Empresas familiares são a base da economia mundial. Em todos os países onde o capitalismo é desenvolvido, sejam eles desenvolvidos ou em desenvolvimento, a base da pirâmide empresarial é a família empresária que desenvolve, prospera e estimula a economia das regiões em que vivem com seu negócio familiar. Isto vai desde aquela pequena loja de alimentos ou roupas tocada pelo pai, a mãe e os filhos até companhias grandes como o Grupo Gerdau (BVMF:GGBR4), o Banco Safra, o Grupo Votorantim, o Grupo Suzano (BVMF:SUZB3) e tantos outros ícones da economia brasileira. Se olharmos para os EUA, temos o exemplo da Koch Industries — o segundo maior conglomerado americano privado que até hoje é tocado pela família Koch.
No entanto, essas empresas passam por conflitos pois, afinal de contas, há uma série de variáveis que as desafiam no dia a dia a partir da relação família e empresa.

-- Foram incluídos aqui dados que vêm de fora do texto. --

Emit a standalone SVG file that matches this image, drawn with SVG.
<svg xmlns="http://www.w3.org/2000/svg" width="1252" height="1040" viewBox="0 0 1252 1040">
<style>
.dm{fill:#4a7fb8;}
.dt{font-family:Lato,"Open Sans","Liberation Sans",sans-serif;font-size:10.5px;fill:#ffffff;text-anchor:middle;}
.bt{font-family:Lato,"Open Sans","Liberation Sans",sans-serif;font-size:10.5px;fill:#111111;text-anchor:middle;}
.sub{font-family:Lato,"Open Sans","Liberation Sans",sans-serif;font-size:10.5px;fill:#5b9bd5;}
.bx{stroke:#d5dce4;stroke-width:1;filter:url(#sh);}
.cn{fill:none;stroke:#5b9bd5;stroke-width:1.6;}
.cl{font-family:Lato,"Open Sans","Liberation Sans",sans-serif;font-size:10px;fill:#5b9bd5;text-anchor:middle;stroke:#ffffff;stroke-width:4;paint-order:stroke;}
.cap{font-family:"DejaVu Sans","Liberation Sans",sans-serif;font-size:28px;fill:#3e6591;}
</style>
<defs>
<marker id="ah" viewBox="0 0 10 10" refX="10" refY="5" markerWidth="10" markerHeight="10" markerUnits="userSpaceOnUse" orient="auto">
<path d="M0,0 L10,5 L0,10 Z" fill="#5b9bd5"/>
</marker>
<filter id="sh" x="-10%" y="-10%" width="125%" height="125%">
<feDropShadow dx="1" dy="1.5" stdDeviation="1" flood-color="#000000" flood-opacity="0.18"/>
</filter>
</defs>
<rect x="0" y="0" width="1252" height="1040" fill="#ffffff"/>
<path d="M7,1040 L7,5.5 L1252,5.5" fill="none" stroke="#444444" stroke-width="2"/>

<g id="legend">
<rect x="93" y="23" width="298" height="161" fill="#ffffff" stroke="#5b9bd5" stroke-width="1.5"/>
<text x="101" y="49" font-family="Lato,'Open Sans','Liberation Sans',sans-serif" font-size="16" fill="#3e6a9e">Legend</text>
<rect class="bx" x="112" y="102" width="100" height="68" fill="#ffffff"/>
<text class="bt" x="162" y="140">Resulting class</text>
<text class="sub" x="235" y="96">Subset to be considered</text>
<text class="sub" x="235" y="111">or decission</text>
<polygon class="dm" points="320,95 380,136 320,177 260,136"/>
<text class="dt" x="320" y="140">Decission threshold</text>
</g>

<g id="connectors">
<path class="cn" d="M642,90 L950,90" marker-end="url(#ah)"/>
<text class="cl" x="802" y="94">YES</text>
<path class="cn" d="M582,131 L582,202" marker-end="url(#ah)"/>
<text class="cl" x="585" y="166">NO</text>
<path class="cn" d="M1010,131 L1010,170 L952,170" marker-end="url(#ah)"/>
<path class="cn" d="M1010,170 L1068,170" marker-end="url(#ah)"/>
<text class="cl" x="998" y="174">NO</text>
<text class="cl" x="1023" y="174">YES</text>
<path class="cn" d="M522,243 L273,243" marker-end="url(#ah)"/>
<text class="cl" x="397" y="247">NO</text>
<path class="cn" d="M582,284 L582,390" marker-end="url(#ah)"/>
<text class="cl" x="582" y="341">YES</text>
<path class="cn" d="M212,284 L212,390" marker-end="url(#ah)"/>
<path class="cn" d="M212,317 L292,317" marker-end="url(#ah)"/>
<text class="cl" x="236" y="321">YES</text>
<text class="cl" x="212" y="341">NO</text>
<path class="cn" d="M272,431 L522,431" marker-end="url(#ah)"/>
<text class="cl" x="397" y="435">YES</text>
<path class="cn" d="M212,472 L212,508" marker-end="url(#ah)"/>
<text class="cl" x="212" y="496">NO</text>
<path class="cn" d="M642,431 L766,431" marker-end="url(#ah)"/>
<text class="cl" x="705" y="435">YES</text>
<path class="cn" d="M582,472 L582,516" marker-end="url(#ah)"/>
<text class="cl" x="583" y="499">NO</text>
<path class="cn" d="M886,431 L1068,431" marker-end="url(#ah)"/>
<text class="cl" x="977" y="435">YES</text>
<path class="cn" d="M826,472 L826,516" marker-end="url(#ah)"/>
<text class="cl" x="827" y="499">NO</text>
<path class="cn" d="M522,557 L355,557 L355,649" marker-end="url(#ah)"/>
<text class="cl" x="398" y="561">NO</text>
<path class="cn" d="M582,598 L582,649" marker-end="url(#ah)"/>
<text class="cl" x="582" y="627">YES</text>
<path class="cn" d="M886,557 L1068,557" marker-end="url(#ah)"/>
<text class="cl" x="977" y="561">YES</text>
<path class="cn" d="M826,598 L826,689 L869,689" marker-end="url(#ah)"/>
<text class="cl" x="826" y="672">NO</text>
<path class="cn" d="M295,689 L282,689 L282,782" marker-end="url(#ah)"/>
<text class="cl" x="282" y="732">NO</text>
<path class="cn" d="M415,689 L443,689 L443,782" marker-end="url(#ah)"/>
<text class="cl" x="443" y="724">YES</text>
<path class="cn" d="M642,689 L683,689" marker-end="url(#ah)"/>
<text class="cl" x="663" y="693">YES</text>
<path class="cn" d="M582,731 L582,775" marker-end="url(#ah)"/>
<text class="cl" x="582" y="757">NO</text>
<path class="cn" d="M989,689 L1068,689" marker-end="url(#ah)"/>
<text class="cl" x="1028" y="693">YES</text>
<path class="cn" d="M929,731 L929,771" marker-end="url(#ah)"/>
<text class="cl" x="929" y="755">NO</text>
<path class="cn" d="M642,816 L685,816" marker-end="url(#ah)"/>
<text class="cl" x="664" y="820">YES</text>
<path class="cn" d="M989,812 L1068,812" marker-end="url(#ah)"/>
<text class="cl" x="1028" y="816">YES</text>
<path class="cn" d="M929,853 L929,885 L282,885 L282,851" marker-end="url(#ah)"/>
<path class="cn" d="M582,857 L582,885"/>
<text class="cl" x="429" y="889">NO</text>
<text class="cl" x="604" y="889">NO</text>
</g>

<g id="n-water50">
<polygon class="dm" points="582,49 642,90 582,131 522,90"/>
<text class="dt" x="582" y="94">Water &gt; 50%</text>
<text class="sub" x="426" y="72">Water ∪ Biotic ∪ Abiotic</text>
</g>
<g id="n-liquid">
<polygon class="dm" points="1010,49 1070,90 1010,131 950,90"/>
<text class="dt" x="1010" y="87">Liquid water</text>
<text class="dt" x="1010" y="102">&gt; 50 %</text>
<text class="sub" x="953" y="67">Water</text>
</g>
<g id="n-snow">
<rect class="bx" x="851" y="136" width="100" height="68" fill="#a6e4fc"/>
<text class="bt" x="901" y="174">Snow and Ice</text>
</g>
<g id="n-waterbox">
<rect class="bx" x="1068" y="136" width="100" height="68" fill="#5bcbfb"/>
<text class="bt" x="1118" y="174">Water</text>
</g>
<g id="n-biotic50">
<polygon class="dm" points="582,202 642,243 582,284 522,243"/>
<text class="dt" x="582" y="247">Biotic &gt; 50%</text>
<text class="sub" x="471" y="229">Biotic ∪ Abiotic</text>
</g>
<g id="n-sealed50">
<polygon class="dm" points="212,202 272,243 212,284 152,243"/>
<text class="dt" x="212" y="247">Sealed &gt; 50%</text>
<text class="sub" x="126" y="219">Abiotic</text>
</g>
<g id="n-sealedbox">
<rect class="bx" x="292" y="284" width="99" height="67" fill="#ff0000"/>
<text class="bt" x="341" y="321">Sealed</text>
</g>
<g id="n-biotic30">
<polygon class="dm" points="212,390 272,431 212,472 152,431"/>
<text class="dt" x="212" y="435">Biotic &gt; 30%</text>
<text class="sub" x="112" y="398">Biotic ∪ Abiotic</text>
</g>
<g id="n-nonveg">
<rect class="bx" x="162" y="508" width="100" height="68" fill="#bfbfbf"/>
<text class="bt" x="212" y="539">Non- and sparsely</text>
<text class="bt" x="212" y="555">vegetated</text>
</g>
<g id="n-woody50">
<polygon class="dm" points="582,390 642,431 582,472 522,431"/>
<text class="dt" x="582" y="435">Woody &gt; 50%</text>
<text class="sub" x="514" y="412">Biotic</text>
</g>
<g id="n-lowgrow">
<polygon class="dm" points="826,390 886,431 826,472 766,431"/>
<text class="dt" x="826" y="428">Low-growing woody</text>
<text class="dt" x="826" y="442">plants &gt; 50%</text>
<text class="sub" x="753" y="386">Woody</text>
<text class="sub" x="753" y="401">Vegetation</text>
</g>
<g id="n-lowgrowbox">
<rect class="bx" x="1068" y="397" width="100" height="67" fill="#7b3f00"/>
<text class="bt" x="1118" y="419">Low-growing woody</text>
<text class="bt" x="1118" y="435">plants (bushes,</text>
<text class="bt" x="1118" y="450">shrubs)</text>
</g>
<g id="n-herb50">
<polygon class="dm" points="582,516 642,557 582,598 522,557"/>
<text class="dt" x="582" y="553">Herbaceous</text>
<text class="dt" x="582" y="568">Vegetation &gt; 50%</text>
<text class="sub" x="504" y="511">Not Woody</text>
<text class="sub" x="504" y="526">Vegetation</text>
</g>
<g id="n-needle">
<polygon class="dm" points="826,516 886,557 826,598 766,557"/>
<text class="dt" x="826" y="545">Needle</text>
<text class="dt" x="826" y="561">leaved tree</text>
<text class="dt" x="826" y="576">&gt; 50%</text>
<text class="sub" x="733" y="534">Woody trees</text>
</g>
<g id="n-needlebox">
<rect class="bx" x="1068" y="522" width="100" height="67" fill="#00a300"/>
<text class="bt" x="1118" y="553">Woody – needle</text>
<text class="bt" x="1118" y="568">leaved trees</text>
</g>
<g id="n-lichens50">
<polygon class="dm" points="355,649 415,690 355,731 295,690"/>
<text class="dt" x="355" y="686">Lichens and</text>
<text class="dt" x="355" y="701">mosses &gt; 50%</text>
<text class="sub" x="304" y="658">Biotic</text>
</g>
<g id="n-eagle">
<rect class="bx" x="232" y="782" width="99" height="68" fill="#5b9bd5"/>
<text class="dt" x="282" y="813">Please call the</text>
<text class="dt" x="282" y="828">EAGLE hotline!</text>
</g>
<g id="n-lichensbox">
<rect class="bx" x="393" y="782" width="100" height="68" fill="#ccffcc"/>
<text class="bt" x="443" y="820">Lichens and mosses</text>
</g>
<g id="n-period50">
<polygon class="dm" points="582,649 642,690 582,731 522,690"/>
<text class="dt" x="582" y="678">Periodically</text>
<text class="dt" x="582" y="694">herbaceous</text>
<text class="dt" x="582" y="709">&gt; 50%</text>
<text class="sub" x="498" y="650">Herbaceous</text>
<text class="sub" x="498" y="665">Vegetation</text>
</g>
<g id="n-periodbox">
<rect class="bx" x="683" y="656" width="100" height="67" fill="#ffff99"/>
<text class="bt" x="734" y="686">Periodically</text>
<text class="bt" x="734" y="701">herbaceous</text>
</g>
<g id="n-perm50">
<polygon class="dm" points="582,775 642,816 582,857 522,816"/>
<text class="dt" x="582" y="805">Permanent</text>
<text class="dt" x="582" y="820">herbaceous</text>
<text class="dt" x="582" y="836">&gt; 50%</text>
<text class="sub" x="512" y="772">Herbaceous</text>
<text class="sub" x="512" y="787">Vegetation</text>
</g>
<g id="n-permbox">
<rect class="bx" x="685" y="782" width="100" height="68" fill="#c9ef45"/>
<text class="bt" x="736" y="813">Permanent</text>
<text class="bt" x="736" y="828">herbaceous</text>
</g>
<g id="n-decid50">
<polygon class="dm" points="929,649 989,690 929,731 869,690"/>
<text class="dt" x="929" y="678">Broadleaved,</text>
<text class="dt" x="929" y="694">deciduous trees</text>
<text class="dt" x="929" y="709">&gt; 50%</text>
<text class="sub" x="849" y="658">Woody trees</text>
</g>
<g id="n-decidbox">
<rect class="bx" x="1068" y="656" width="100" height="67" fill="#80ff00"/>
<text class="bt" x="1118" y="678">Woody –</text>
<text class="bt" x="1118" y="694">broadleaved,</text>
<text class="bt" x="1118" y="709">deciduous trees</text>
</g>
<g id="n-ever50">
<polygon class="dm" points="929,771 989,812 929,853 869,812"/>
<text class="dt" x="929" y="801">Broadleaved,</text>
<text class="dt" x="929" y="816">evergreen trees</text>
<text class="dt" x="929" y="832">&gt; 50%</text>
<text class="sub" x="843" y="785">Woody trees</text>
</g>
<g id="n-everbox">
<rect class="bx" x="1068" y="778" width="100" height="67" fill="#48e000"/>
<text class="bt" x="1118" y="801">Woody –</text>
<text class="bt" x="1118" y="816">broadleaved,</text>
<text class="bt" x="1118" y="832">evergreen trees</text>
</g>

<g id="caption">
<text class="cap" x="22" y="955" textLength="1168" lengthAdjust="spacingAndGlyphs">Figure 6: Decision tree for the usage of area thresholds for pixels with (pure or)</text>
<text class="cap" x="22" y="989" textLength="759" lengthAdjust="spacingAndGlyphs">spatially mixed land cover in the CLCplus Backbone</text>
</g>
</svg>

Alguns desses desafios são¹: (1) estar atento em oferecer tratamento justo aos familiares que trabalham no negócio versus os que não trabalham; (2) decidir sobrea distribuição de propriedade entre membros da família que contribuem e os que não contribuem; (3) contratar pessoas de fora da família; (4) ter em mente a importância da separação entre relação familiar e profissional; (5) pensar no planejamento da sucessão; (6) coordenar, da melhor forma possível, disputas quanto à compensação por trabalho; (7) ter clareza da função de cada um dentro da empresa; e (8) a estar preparado para lidar com a chegada de cônjuges.

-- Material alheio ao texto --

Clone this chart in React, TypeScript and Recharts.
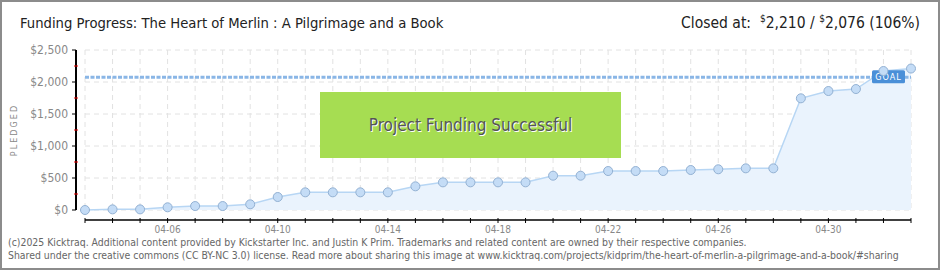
import * as R from "recharts"
import { Area, CartesianGrid, ComposedChart, ReferenceLine, XAxis, YAxis } from "recharts"

const dates = [
  "04-03", "04-04", "04-05", "04-06", "04-07", "04-08", "04-09", "04-10", "04-11", "04-12",
  "04-13", "04-14", "04-15", "04-16", "04-17", "04-18", "04-19", "04-20", "04-21", "04-22",
  "04-23", "04-24", "04-25", "04-26", "04-27", "04-28", "04-29", "04-30", "05-01", "05-02", "05-03",
]
const pledged = [
  0, 10, 10, 42, 62, 62, 89, 203, 276, 276,
  276, 276, 370, 432, 432, 432, 432, 536, 536, 609,
  609, 609, 625, 636, 651, 651, 1745, 1859, 1890, 2172, 2210,
]
const labeledDates = ["04-06", "04-10", "04-14", "04-18", "04-22", "04-26", "04-30"]
const yTicks = [0, 250, 500, 750, 1000, 1250, 1500, 1750, 2000, 2250, 2500]
const yMajor = [0, 500, 1000, 1500, 2000, 2500]
const goal = 2076
const closedAt = 2210
const title = "Funding Progress: The Heart of Merlin : A Pilgrimage and a Book"

const data = dates.map((d, i) => ({ date: d, pledged: pledged[i] }))
const font = "'DejaVu Sans Condensed', 'Liberation Sans Narrow', sans-serif"
const money = (v: number) => "$" + v.toLocaleString("en-US")

function XTick({ x, y, payload }: any) {
  const show = labeledDates.includes(payload.value)
  return (
    <g>
      <line x1={x} x2={x} y1={y + 8} y2={y + 13} stroke="#000" />
      {show && (
        <text x={x} y={y + 23} textAnchor="middle" fontSize={10} fill="#888" fontFamily={font}>
          {payload.value}
        </text>
      )}
    </g>
  )
}

function YTick({ x, y, payload }: any) {
  const major = yMajor.includes(payload.value)
  const ax = x - 9
  return (
    <g>
      {major ? (
        <line x1={ax - 4} x2={ax} y1={y} y2={y} stroke="#000" />
      ) : (
        <line x1={ax - 2} x2={ax + 2} y1={y} y2={y} stroke="#e00" />
      )}
      {major && (
        <text x={ax - 8} y={y + 4} textAnchor="end" fontSize={12} fill="#888" fontFamily={font}>
          {money(payload.value)}
        </text>
      )}
    </g>
  )
}

const usePlot = (R as any).usePlotArea

function AxisLines() {
  const p = (usePlot ? usePlot() : null) || { x: 85, y: 50, width: 826, height: 160 }
  const bottom = p.y + p.height
  return (
    <g>
      <line x1={p.x - 9} x2={p.x - 9} y1={p.y} y2={bottom} stroke="#000" strokeWidth={2} />
      <line x1={p.x} x2={p.x + p.width} y1={bottom + 10} y2={bottom + 10} stroke="#000" strokeWidth={1.5} />
    </g>
  )
}

function GoalLabel({ viewBox }: any) {
  if (!viewBox) return null
  const right = viewBox.x + viewBox.width
  return (
    <g>
      <rect x={right - 39} y={viewBox.y - 7} width={33} height={13} rx={1.5} fill="#4a8fd8" />
      <text x={right - 22.5} y={viewBox.y + 3} textAnchor="middle" fontSize={9} fill="#fff" fontFamily={font} letterSpacing={1}>
        GOAL
      </text>
    </g>
  )
}

export default function App() {
  return (
    <div style={{ position: "absolute", left: 0, top: 0, width: 940, height: 270, background: "#fff", fontFamily: font }}>
      <ComposedChart width={940} height={270} data={data} margin={{ top: 50, right: 29, bottom: 30, left: 0 }}>
        <CartesianGrid stroke="#e2e2e2" strokeDasharray="5 4" horizontalValues={yMajor} />
        <XAxis dataKey="date" interval={0} axisLine={false} tickLine={false} tickSize={0} tickMargin={0} height={30} tick={<XTick />} />
        <YAxis
          domain={[0, 2500]}
          ticks={yTicks}
          interval={0}
          width={85}
          axisLine={false}
          tickLine={false}
          tickSize={0}
          tickMargin={0}
          tick={<YTick />}
        />
        <Area
          dataKey="pledged"
          type="linear"
          stroke="#b7d6f4"
          strokeWidth={1.5}
          fill="#eaf3fd"
          fillOpacity={1}
          dot={{ r: 4.5, fill: "#c4dcf6", stroke: "#93b1d3", strokeWidth: 1 }}
          isAnimationActive={false}
        />
        <ReferenceLine
          segment={[{ x: dates[0], y: goal }, { x: dates[dates.length - 1], y: goal }]}
          stroke="#8ab6e6"
          strokeWidth={3}
          strokeDasharray="4 1.5"
          label={<GoalLabel />}
        />
        <AxisLines />
      </ComposedChart>

      <div style={{ position: "absolute", left: 20, top: 14, fontSize: 14.7, color: "#222", whiteSpace: "nowrap" }}>{title}</div>
      <div style={{ position: "absolute", right: 20, top: 13, fontSize: 15.5, color: "#222", whiteSpace: "nowrap" }}>
        Closed at:&nbsp; <sup style={{ fontSize: 10 }}>$</sup>
        {closedAt.toLocaleString("en-US")} / <sup style={{ fontSize: 10 }}>$</sup>
        {goal.toLocaleString("en-US")} ({Math.round((closedAt / goal) * 100)}%)
      </div>
      <div
        style={{
          position: "absolute",
          left: 320,
          top: 92,
          width: 301,
          height: 66,
          background: "#a6dd52",
          display: "flex",
          alignItems: "center",
          justifyContent: "center",
          fontSize: 17,
          color: "#555",
          textShadow: "1px 1px 0 #fff",
        }}
      >
        Project Funding Successful
      </div>
      <div
        style={{
          position: "absolute",
          left: 14,
          top: 130,
          transform: "translate(-50%, -50%) rotate(-90deg)",
          fontSize: 9,
          letterSpacing: 2,
          color: "#888",
        }}
      >
        PLEDGED
      </div>
      <div style={{ position: "absolute", left: 8, top: 236, fontSize: 10.4, color: "#666", lineHeight: "13px", whiteSpace: "nowrap" }}>
        (c)2025 Kicktraq. Additional content provided by Kickstarter Inc. and Justin K Prim. Trademarks and related content are owned by their respective companies.
        <br />
        Shared under the creative commons (CC BY-NC 3.0) license. Read more about sharing this image at
        www.kicktraq.com/projects/kidprim/the-heart-of-merlin-a-pilgrimage-and-a-book/#sharing
      </div>
      <div style={{ position: "absolute", left: 0, top: 0, width: 940, height: 270, boxSizing: "border-box", border: "2px solid #8c8c8c", pointerEvents: "none" }} />
    </div>
  )
}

Ao longo de 25 anos de experiência como assessor da área de Fusões e Aquisições (M&A), essas questões andaram em paralelo a diversos de meus projetos de M&A, uma vez que meu foco tem sido quase majoritário em trabalhar com empresas de dono, ou seja, familiares.
Noto que gerenciar todas as situações listadas acima é um grande desafio para qualquer patriarca ou conjunto de fundadores. Afinal, lidar conosco, seres humanos, nunca será trivial. Há necessidade de muita sensibilidade, paciência, compreensão e escuta. Enfim, é uma verdadeira arte.

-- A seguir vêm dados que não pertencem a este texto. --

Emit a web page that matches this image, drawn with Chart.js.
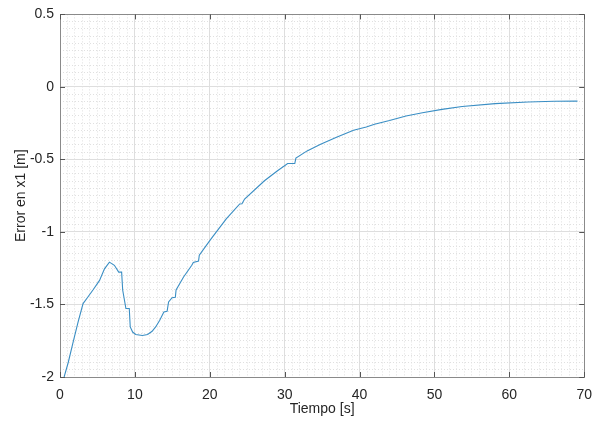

Já assisti alguns casos interessantes que, obviamente, guardam relação com os desafios listados acima. Em uma ocasião, o conflito vinha do fato de que todos os membros da família eram remunerados igualmente — trabalhando ou não. Consequentemente, aqueles que trabalhavam se viam em posição de grande desvantagem. Em outra situação, vi dois irmãos que tinham extremo respeito mútuo, porém já não conseguiam trabalhar juntos. A admiração tinha se exaurido e a empresa começava a sofrer os efeitos de tal desajuste. Interessante em outras ocasiões, é ver sócios não familiares, trazendo seus herdeiros para o negócio — independente de competência —, pois se sentem na obrigação de ocupar espaços na companhia de modo a forçar um legado, uma sucessão.
Enfim, quando olhamos para aqueles oito desafios e pensamos sobre a complexidade que nós, seres humanos, guardamos intrinsecamente, é inevitável pensar que conflitos são recorrentes em empresas familiares. Prova disto é a estatística mundial de que apenas 12% das empresas familiares chegam à terceira geração e somente 3%, à quarta².
Isto posto, muitos desses casos chegam a nós, assessores financeiros. Aqui, nossa missão é realizar um projeto de M&A, ou seja, uma tentativa de venda do negócio para que os herdeiros tenham patrimônio e não um emaranhado de conflitos familiares e participações societárias.
Muitas vezes, parece até uma derrota, uma espécie de atestado de fracasso. Mas, como sempre digo aos meus clientes, apesar dos fundadores sempre terem muito mérito ao levantar uma empresa do zero, por exemplo, a carga genética é sempre uma incógnita — ainda mais quando se trata de transmitir competências, garra, motivação, amor por um determinado negócio. Além disso, outro desafio é manter uma relação interpessoal com os demais líderes da companhia. O dono precisa transferir ao seu filho ou filha a relação de cumplicidade que possui com seu sócio, algo bem desafiador e difícil. Quando isso não acontece, não há que se penitenciar. Pois a probabilidade de tudo ter congruência e sucesso é normalmente bastante baixa. Procurar, em paz e harmonia, um processo de M&A é bastante salutar.
Nosso papel neste momento é ter profissionalismo e competência para fazer com que aquela empresa familiar, que já está fermentando um conflito tradicionalmente familiar, possa ser transferida a outro grupo de forma tranquila e sem traumas, com o foco na maximização de valor.